Filename ("data" channel): [Net].[Sta].[Loc].[Chan].D.[Year].[JulianDay].mseed

Example 2S.L102..CH3.D.2023.352.mseed
Auxiliary channels omit the ".D" from the file name and channel folder name

Some channel identifiers used by default on the Aquarius OBS do not follow the SEED convention, and require correction using the same channel map file used by the data QC script. This pre-processing script also applies a linear clock drift correction based on the final clock offset measurement collected at instrument recovery, if available.

CLI Parameters

Name	Default Value	Description
`data_dir`		Absolute path to directory where Aquarius data package is stored
`archive_dir`		Absolute path to directory where SDS archive format files are to be saved
`subfolders`		Comma-separated list of direct child directories in data_dir to be processed
`channels`		Comma-separated list of channels to process (optional). Defaults to only seismometer and hydrophone. Will recognize "all" to process all channels present in the data directory.
`start`		Start date/time for data processing, as YYYYMMDD[HH[MM[SS]]]
`end`		End date/time for data processing, as YYYYMMDD[HH[MM[SS]]]
`correct_metadata`	False	Flag to correct channel IDs in output files
`network`	`XX`	FDSN network code assigned to the data. Default `XX` for test data.
`relative_paths`	False	Specify all paths relative to `data_dir`, with the exception of `archive_dir` and `log_dir`
`metadata`		Path to metadata file (dataless SEED or StationXML). Channel IDs should match the raw data.
`channelmap`		Spreadsheet or delimited text file mapping correct SEED codes to existing identifiers in raw data (same as for QC script). Optional
`extra_meta`		Optional JSON file, as used for QC script. Channel descriptions are taken from here if present.
`log_dir`		Absolute path to directory where runtime logs are to be saved
`datalog`		Deployment summary spreadsheet, same as used for QC script
`logdelimiter`	,	Optional delimiter if `datalog` file is delimited text (default comma-separated)
`legacylogcols`	False	If true, use legacy column names for `datalog` file (opposite behaviour to `logcolnames` in QC script). Will be deprecated in future.
`auxseparate`	False	If true, save output data files for auxiliary channels in a separate SDS folder structure, named the same as `archive_dir` with '_AUX' suffix
`debug`	False	Set logging level to debug for extra information

Common Usage

This script is most often used as part of a batch process for data collected from an entire array of OBS (SDS_many.py). A JSON file is used as input for the batch script, with an item named instruments to specify station-specific parameters. Common CLI parameters are specified at the top level, with boolean flags given as a list labeled flags.
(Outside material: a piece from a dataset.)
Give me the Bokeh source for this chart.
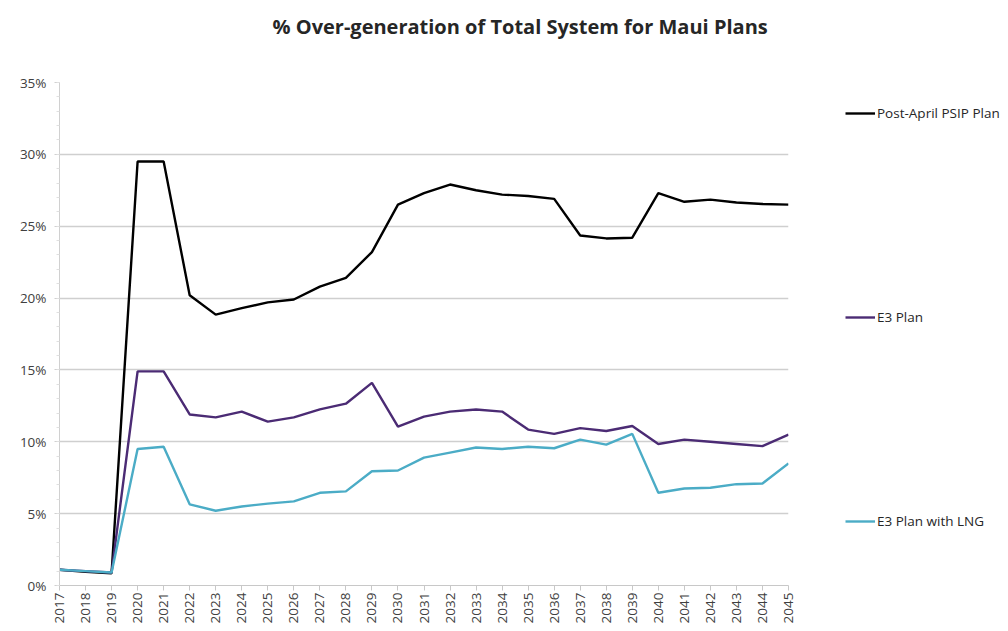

Common parameters normally included:

data_dir (project directory on disk)
archive_dir ("SDS" optionally in project directory)
channels ("all")
channelmap
extra_meta
datalog
network
flags
- correct_metadata
- relative_paths
- auxseparate

Station-specific parameters typically used:

subfolders
metadata
start (touchdown at seafloor)
end (release from seafloor)

Correct and Complete StationXML (`edit_stationxml.py`)

The Aquarius OBS produce StationXML files which include all response information for channels available on the instrument. Values for location may be set during programming of the instrument, but these are generally not known accurately prior to deployment. This script updates all relevant values from the project/station metadata, and corrects SEED codes as necessary to align with the final pre-processed data files. Some NFSI-specific information is also added, including contact information.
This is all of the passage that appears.